📌 At a Glance
NHPC is India’s government-run hydropower behemoth with 7,200+ MW in capacity, 53% operating margins, and a loyal dividend payout of over 50%. On paper, it’s a stable, low-risk, power-generating cash cow. But with promoter stake falling, profit growth stalling, and debt rising — is the dam about to crack?
1️⃣ Business Model – Water Power, But Make It Bureaucratic
NHPC (National Hydroelectric Power Corporation) is a Mini Ratna Category-I PSU, which basically means it’s important enough to matter but not important enough to be left alone.
Its three segments are:
- Hydropower Generation (core revenue driver):
~7,000 MW across 28 plants in 15 states — accounts for 15% of India’s total hydro capacity. - Solar & Wind:
The company is trying to go green-er with ~260 MW solar projects, like the Bikaner one partially commissioned. - Consultancy & Trading:
Marginal revenue.
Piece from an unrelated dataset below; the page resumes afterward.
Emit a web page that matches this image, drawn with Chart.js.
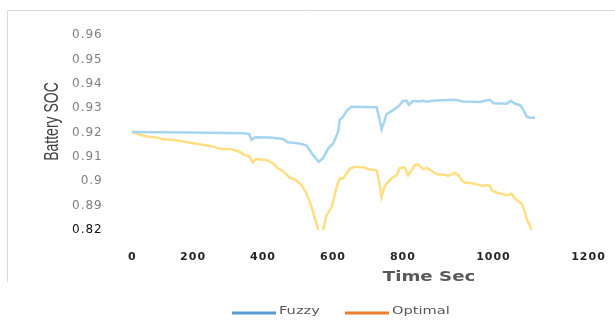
<!DOCTYPE html>
<html>
<head>
<meta charset="utf-8">
<script src="https://cdn.jsdelivr.net/npm/chart.js@4.4.1/dist/chart.umd.min.js"></script>
<style>
  html, body { margin: 0; padding: 0; background: #fff; }
  #wrap { width: 615px; height: 320px; position: relative; }
</style>
</head>
<body>
<div id="wrap"><canvas id="soc"></canvas></div>
<script>
// Tick positions and their printed labels
const xTickAt = [0, 160, 344, 528, 712, 950, 1200];
const xTickLabels = ['0', '200', '400', '600', '800', '1000', '1200'];
const yTickAt = [0.88, 0.89, 0.90, 0.91, 0.92, 0.93, 0.94, 0.95, 0.96];
const yTickLabels = ['0.82', '0.89', '0.9', '0.91', '0.92', '0.93', '0.94', '0.95', '0.96'];

const seriesNames = ['Fuzzy', 'Optimal'];

// Fuzzy controller: battery state of charge over time
const fuzzyTime = [0, 150, 297, 309, 315, 324, 363, 398, 411, 442, 460, 477, 492, 503, 517, 530, 543, 547, 556, 565, 578,
  644, 651, 657, 664, 670, 688, 701, 714, 723, 729, 740, 753, 767, 776, 797, 837, 850, 872, 916, 929,
  942, 951, 986, 997, 1008, 1021, 1030, 1039, 1047, 1061];
const fuzzySoc = [0.9202, 0.9200, 0.9197, 0.9193, 0.9169, 0.9180, 0.9179, 0.9173, 0.9160, 0.9155, 0.9146, 0.9107, 0.9080, 0.9094, 0.9135, 0.9155, 0.9203, 0.9252, 0.9265, 0.9289, 0.9306,
  0.9304, 0.9259, 0.9213, 0.9245, 0.9275, 0.9293, 0.9306, 0.9330, 0.9330, 0.9313, 0.9330, 0.9327, 0.9330, 0.9326, 0.9331, 0.9333, 0.9334, 0.9327, 0.9325, 0.9330,
  0.9334, 0.9320, 0.9318, 0.9330, 0.9318, 0.9313, 0.9293, 0.9265, 0.9261, 0.9261];

// Optimal controller: battery state of charge over time
const optimalTime = [0, 17, 43, 69, 82, 113, 139, 174, 210, 236, 262, 284, 297, 308, 318, 326, 354, 372, 385, 398,
  416, 429, 447, 460, 473, 486, 494, 502, 512, 526, 539, 547, 556, 574, 587, 613, 622, 644, 651, 657,
  666, 683, 697, 705, 718, 727, 736, 745, 753, 767, 776, 789, 802, 824, 832, 850, 859, 868, 876, 898,
  916, 925, 933, 942, 947, 960, 973, 986, 999, 1008, 1017, 1026, 1034, 1040, 1045, 1061];
const optimalSoc = [0.9203, 0.9193, 0.9183, 0.9179, 0.9172, 0.9169, 0.9162, 0.9153, 0.9144, 0.9132, 0.9131, 0.9121, 0.9107, 0.9104, 0.9077, 0.9091, 0.9087, 0.9073, 0.9052, 0.9041,
  0.9014, 0.9008, 0.8984, 0.8949, 0.8894, 0.8826, 0.8780, 0.8790, 0.8860, 0.8894, 0.8977, 0.9011, 0.9011, 0.9052, 0.9059, 0.9056, 0.9049, 0.9045, 0.8997, 0.8935,
  0.8983, 0.9011, 0.9025, 0.9055, 0.9056, 0.9025, 0.9045, 0.9066, 0.9069, 0.9049, 0.9055, 0.9042, 0.9029, 0.9027, 0.9022, 0.9034, 0.9025, 0.9004, 0.8995, 0.8991,
  0.8984, 0.8981, 0.8984, 0.8981, 0.8963, 0.8953, 0.8949, 0.8942, 0.8949, 0.8929, 0.8918, 0.8908, 0.8873, 0.8839, 0.8826, 0.8760];

const lineColors = ['#a5d5f1', '#ffdf82'];
const legendColors = ['#5b9bd5', '#ed7d31'];

const toPoints = (xs, ys) => xs.map((x, i) => ({ x: x, y: ys[i] }));

// Wider glyph spacing for the y tick text
const spacingPlugin = {
  id: 'spacing',
  beforeLayout(chart) { chart.ctx.letterSpacing = '1px'; },
  beforeDraw(chart) { chart.ctx.letterSpacing = '1px'; }
};

// Light outline along the top and left of the figure
const framePlugin = {
  id: 'frame',
  beforeDraw(chart) {
    const ctx = chart.ctx;
    ctx.save();
    ctx.strokeStyle = '#d9d9d9';
    ctx.lineWidth = 1;
    ctx.beginPath();
    ctx.moveTo(7.5, 282);
    ctx.lineTo(7.5, 10.5);
    ctx.lineTo(615, 10.5);
    ctx.stroke();
    ctx.restore();
  }
};

// Time tick labels, axis titles and legend, drawn with widened lettering
const captionPlugin = {
  id: 'captions',
  afterDraw(chart) {
    const ctx = chart.ctx;
    const xScale = chart.scales.x;
    ctx.save();

    // time tick labels placed through the x scale
    ctx.letterSpacing = '1px';
    ctx.font = 'bold 11px "DejaVu Sans", sans-serif';
    ctx.fillStyle = '#262626';
    ctx.textAlign = 'center';
    ctx.textBaseline = 'middle';
    xTickAt.forEach((v, i) => {
      ctx.fillText(xTickLabels[i], xScale.getPixelForValue(v) + 0.5, 257);
    });
    ctx.letterSpacing = '0px';

    // y-axis title
    ctx.save();
    ctx.translate(52.5, 121.5);
    ctx.scale(1.4, 1);
    ctx.rotate(-Math.PI / 2);
    ctx.font = '14px "Liberation Sans", Arial, sans-serif';
    ctx.fillStyle = '#404040';
    ctx.textAlign = 'center';
    ctx.textBaseline = 'middle';
    ctx.fillText('Battery SOC', 0, 0);
    ctx.restore();

    // x-axis title
    ctx.save();
    ctx.translate(429, 277.5);
    ctx.scale(1.3, 1);
    ctx.font = 'bold 14px "DejaVu Sans", sans-serif';
    ctx.fillStyle = '#595959';
    ctx.textAlign = 'center';
    ctx.textBaseline = 'middle';
    ctx.fillText('Time Sec', 0, 0);
    ctx.restore();

    // legend
    const starts = [232, 345];
    chart.data.datasets.forEach((ds, i) => {
      const x0 = starts[i];
      ctx.strokeStyle = legendColors[i];
      ctx.lineWidth = 3;
      ctx.beginPath();
      ctx.moveTo(x0, 313);
      ctx.lineTo(x0 + 44, 313);
      ctx.stroke();
      ctx.save();
      ctx.translate(x0 + 47, 311);
      ctx.scale(1.33, 1);
      ctx.font = '11px "DejaVu Sans", sans-serif';
      ctx.fillStyle = '#595959';
      ctx.textAlign = 'left';
      ctx.textBaseline = 'middle';
      ctx.fillText(ds.label, 0, 0);
      ctx.restore();
    });
    ctx.restore();
  }
};

new Chart(document.getElementById('soc'), {
  type: 'line',
  data: {
    datasets: [
      {
        label: seriesNames[0],
        data: toPoints(fuzzyTime, fuzzySoc),
        borderColor: lineColors[0],
        backgroundColor: lineColors[0],
        borderWidth: 2.5,
        pointRadius: 0,
        tension: 0
      },
      {
        label: seriesNames[1],
        data: toPoints(optimalTime, optimalSoc),
        borderColor: lineColors[1],
        backgroundColor: lineColors[1],
        borderWidth: 2.5,
        pointRadius: 0,
        tension: 0
      }
    ]
  },
  options: {
    responsive: true,
    maintainAspectRatio: false,
    animation: false,
    layout: { padding: { left: 69, right: 27, top: 35, bottom: 90 } },
    plugins: {
      legend: { display: false },
      tooltip: { enabled: false }
    },
    scales: {
      x: {
        type: 'linear',
        min: 0,
        max: 1200,
        grid: { display: false, drawTicks: false },
        border: { display: false },
        afterBuildTicks: (axis) => { axis.ticks = xTickAt.map(v => ({ value: v })); },
        ticks: { display: false }
      },
      y: {
        type: 'linear',
        min: 0.88,
        max: 0.96,
        grid: { display: false, drawTicks: true, tickLength: 26 },
        border: { display: false },
        afterBuildTicks: (axis) => { axis.ticks = yTickAt.map(v => ({ value: v })); },
        ticks: {
          padding: 3,
          color: (c) => (c.index === 0 ? '#111111' : '#7f7f7f'),
          font: { family: '"DejaVu Sans", sans-serif', size: 12 },
          callback: (value, index) => yTickLabels[index]
        }
      }
    }
  },
  plugins: [spacingPlugin, framePlugin, captionPlugin]
});
</script>
</body>
</html>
Basically “Side Hustle by NHPC”.
💡 NHPC sells bulk power to DISCOMs. Which means it gets paid… eventually. Or not. Debtor days? 169. PSU privilege.
2️⃣ Financials – Stable, But Growing Slower Than a Glacier
Metric | FY25 | YoY Growth |
---|---|---|
Revenue | ₹10,380 Cr | +8% |
Net Profit | ₹3,412 Cr | -15% |
EBITDA Margin | 53% | Flat |
ROE | 8% | Meh |
ROCE | 7.4% | Worse |
Dividend Payout | 64% | Generous |
📉 5-Year Sales CAGR: 1%
📉 5-Year Profit CAGR: -2%
📉 3-Year Stock Price CAGR: 40% ← This doesn’t match fundamentals.
💸 They make money. They pay dividends. But growth is a myth and capex keeps ballooning.
3️⃣ Capex Party – But Who’s Invited?
- Work in Progress Assets (CWIP): ₹50,400 Cr (up from ₹31,000 Cr two years ago)
- Borrowings: ₹39,500 Cr (climbed 50% in 3 years)
- Net Cash Flow (FY25): –₹620 Cr
NHPC is spending heavily, hoping plants go live and returns follow. But with solar/RE getting cheaper, hydropower is becoming the last resort, not the first.
4️⃣ Valuation – PSU Premium or Retail FOMO?
- Price: ₹82
- P/E: 27.5
- P/B: ~2x
- Dividend Yield: 2.3%
“Looks decent” — until you realize that this valuation used to belong to fast-growing FMCG companies.
NHPC is not growing, it’s… floating.
🧮 Fair Value Range (EduEstimate): ₹60–70
Based on ₹3,000–₹3,500 Cr sustainable PAT and a 15–18x multiple. 27x for this kind of growth? Kuch zyada ho gaya.
5️⃣ Stock Performance – Retail Holding = Moon 🚀?
- Stock CAGR (3Y): +40%
- 1-Year Return: -18%
- Public Shareholding (Mar 2025): 12.05% (up from 6% in 2022)
Promoters cut stake by 3.5% over 3 years.
Retail investors doubled.
Retail loves PSU dividends, but the smart money might be silently walking out.
6️⃣ Risks – Not Just Hydropower, Also Hydropain
- ⚡ Monsoon Dependence: Bad rains = low generation = bad quarter
- 🧾 Delayed Payments from DISCOMs: 169 days receivables = good luck collecting
- 📉 Debt-Heavy Capex: They’re spending big, but returns are far out.
- 🤝 ESG Issues: New dam projects face heavy environmental resistance
- 🔋 Solar Threat: Hydropower isn’t as cheap or as fast to deploy as solar anymore
7️⃣ Final Thoughts – NHPC: Boring But Bribing With Dividends
NHPC is not a bad company. It’s a stable PSU that delivers 50%+ EBITDA margins, pays steady dividends, and runs important power assets.
But is it worth 27x earnings and ₹83/share, especially when profits are going backward?
If you want a slow compounding, dividend-paying, capital-heavy business with zero urgency — NHPC is your type.
If you’re looking for a PSU that can actually grow, this may not be it.